§ **GIVEN ENTRIES**
^^^^^^^^

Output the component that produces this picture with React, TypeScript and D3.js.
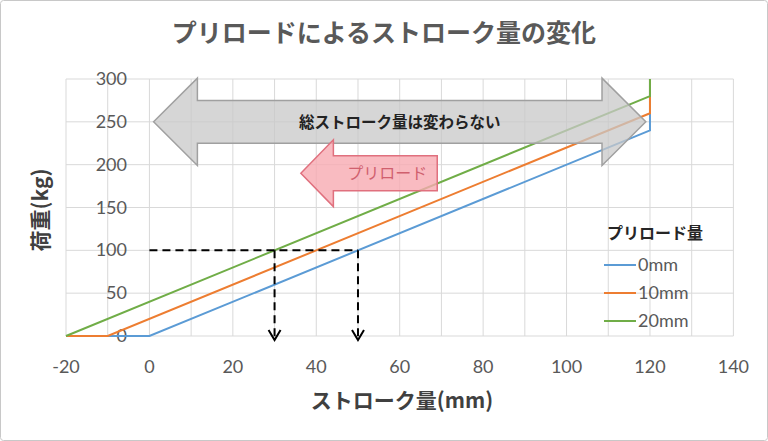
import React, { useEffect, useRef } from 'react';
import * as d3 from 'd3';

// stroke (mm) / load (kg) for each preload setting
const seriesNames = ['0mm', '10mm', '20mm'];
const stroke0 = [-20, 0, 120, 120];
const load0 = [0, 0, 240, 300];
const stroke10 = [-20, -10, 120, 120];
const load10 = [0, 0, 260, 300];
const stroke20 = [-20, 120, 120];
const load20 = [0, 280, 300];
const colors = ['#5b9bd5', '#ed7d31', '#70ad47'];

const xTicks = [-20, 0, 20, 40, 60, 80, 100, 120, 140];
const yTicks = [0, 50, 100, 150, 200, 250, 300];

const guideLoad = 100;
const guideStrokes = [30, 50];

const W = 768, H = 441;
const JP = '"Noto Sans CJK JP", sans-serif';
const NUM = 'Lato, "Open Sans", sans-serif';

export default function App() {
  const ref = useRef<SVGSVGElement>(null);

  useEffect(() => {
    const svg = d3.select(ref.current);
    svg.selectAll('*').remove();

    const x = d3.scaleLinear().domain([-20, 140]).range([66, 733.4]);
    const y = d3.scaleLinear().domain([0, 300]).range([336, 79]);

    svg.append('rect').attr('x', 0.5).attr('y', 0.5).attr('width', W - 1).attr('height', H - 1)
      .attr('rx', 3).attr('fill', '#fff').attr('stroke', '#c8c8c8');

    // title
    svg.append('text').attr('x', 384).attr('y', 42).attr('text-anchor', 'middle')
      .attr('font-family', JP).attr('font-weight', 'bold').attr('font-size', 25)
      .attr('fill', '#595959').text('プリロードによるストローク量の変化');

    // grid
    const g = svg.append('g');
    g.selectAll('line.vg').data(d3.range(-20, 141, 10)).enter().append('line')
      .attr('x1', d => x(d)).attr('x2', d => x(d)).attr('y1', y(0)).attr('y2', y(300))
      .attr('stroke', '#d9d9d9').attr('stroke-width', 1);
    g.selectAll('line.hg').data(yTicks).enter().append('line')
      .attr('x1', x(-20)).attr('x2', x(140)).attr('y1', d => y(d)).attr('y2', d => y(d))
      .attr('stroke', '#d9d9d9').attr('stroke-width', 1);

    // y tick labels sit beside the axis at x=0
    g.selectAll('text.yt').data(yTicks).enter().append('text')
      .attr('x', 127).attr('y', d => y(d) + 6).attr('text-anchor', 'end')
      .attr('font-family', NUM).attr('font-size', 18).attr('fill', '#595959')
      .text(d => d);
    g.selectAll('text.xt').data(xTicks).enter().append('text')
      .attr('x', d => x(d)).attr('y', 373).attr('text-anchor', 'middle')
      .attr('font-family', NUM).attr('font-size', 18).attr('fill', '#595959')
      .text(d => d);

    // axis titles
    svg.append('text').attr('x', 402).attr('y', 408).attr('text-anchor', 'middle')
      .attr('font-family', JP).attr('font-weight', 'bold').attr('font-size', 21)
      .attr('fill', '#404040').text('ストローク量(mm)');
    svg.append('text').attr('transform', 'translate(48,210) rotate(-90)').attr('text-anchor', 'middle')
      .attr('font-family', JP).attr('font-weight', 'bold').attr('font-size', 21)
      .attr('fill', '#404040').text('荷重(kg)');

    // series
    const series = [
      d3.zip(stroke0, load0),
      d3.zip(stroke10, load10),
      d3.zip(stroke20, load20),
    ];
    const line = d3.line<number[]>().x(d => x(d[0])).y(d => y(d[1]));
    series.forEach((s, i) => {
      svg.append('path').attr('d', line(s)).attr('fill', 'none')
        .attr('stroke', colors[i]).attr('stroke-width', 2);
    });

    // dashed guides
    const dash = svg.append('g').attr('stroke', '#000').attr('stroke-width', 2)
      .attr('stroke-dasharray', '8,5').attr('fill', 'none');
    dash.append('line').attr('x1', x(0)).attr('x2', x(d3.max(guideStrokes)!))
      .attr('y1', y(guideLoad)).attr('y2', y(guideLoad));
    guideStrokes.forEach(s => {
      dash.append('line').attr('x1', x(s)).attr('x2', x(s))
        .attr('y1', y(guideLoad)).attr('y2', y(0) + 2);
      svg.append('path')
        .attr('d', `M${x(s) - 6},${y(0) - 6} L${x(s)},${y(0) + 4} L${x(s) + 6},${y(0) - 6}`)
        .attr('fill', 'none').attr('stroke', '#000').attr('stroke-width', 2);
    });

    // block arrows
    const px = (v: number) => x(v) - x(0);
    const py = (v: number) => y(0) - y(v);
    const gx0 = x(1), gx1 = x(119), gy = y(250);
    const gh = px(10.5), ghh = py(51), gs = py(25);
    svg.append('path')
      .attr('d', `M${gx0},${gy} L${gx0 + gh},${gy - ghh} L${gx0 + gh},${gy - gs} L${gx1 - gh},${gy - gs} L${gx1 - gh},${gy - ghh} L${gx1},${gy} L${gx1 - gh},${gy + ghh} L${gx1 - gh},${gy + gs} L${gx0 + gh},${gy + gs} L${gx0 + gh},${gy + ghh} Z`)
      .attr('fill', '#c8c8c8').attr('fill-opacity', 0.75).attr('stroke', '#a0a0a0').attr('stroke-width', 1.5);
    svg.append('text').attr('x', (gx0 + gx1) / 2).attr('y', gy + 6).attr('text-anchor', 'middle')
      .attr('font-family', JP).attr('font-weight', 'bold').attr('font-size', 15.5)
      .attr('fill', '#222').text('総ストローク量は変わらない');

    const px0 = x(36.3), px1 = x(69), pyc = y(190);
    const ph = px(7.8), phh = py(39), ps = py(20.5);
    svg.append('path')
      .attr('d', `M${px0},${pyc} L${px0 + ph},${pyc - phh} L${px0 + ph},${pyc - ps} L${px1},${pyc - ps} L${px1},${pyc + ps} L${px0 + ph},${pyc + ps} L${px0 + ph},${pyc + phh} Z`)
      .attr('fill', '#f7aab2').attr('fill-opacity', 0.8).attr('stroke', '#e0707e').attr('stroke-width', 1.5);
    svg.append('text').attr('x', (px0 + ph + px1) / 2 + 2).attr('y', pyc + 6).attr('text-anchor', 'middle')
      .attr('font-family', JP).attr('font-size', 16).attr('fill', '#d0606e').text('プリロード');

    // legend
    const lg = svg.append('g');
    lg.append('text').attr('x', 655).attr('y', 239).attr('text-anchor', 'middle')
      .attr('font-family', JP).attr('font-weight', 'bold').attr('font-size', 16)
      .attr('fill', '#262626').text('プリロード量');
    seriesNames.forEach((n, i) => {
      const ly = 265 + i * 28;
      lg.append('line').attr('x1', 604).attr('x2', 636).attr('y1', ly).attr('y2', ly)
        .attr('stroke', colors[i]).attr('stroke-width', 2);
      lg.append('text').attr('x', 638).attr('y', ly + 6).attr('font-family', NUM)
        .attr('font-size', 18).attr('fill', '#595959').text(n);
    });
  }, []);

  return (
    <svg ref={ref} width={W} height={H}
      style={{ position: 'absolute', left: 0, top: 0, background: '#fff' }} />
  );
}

^^^^^^^^

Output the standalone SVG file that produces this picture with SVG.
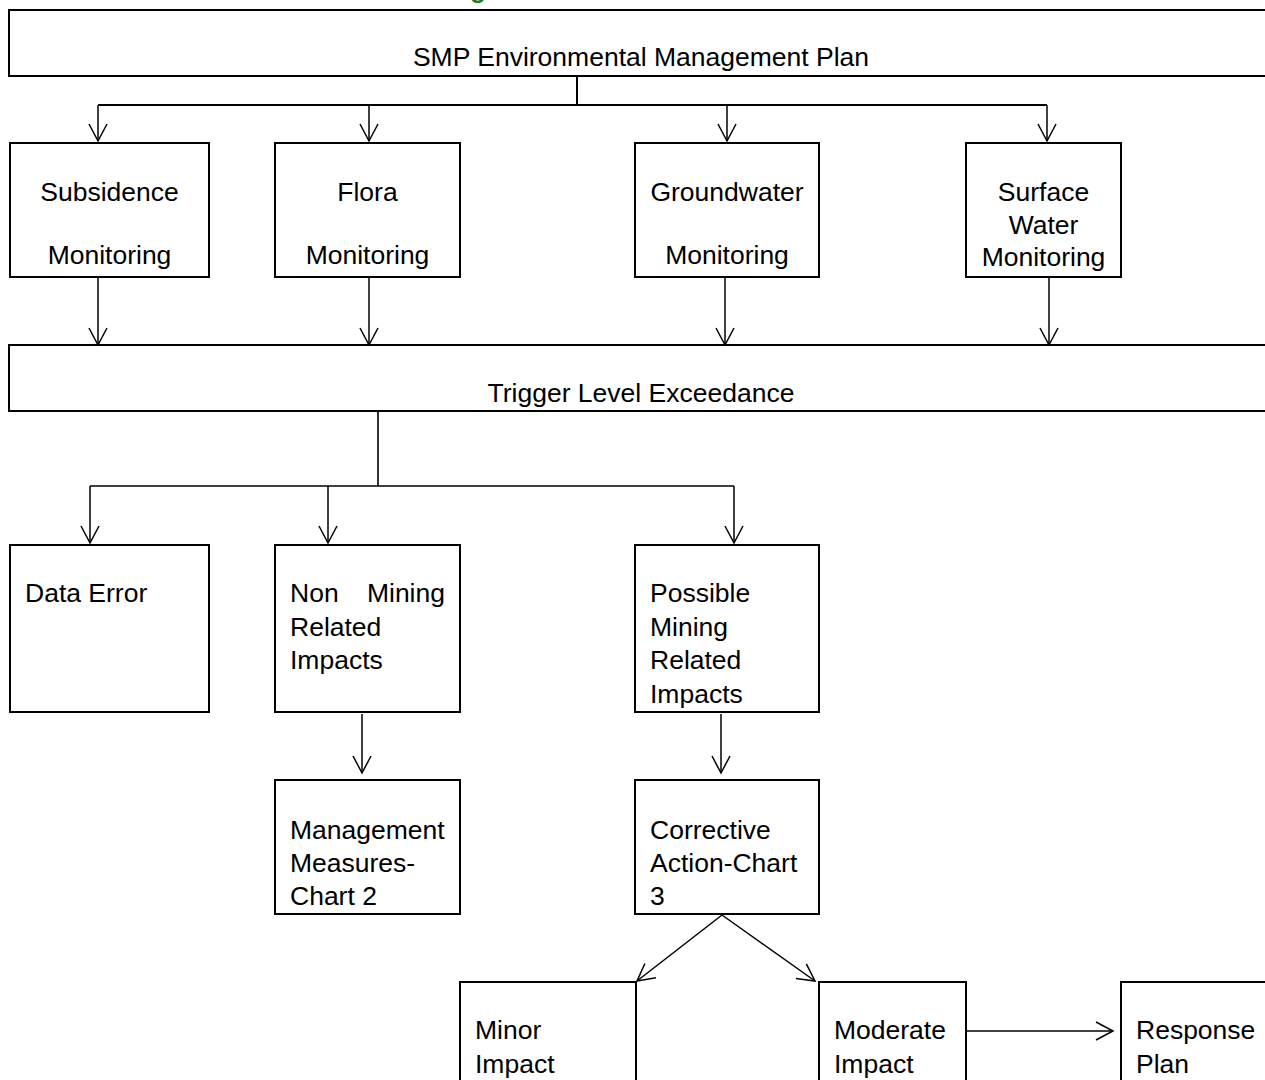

^^^^^^^^

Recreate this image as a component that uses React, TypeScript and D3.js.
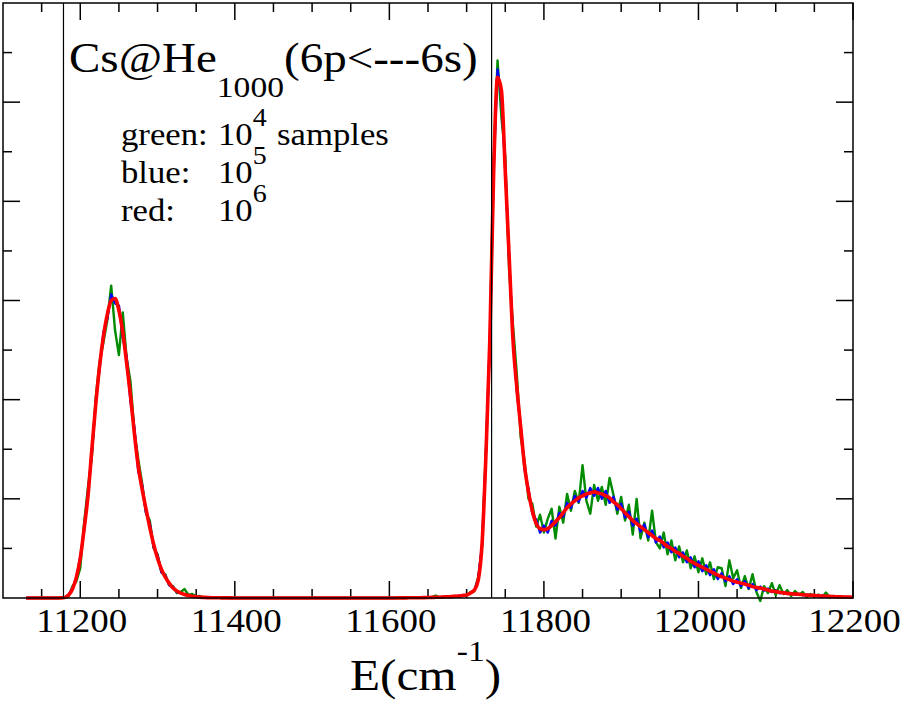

^^^^^^^^

§ **EXERCISE DIRECTIONS**
All lines above from the one containing "Output the component" through the one containing "const ref = useRef<SVGSVGElement>(null);" are to be quoted exactly, and only those; pictures are left out.

§ **OUTPUT BELOW**
Output the component that produces this picture with React, TypeScript and D3.js.
import React, { useEffect, useRef } from 'react';
import * as d3 from 'd3';

// stroke (mm) / load (kg) for each preload setting
const seriesNames = ['0mm', '10mm', '20mm'];
const stroke0 = [-20, 0, 120, 120];
const load0 = [0, 0, 240, 300];
const stroke10 = [-20, -10, 120, 120];
const load10 = [0, 0, 260, 300];
const stroke20 = [-20, 120, 120];
const load20 = [0, 280, 300];
const colors = ['#5b9bd5', '#ed7d31', '#70ad47'];

const xTicks = [-20, 0, 20, 40, 60, 80, 100, 120, 140];
const yTicks = [0, 50, 100, 150, 200, 250, 300];

const guideLoad = 100;
const guideStrokes = [30, 50];

const W = 768, H = 441;
const JP = '"Noto Sans CJK JP", sans-serif';
const NUM = 'Lato, "Open Sans", sans-serif';

export default function App() {
  const ref = useRef<SVGSVGElement>(null);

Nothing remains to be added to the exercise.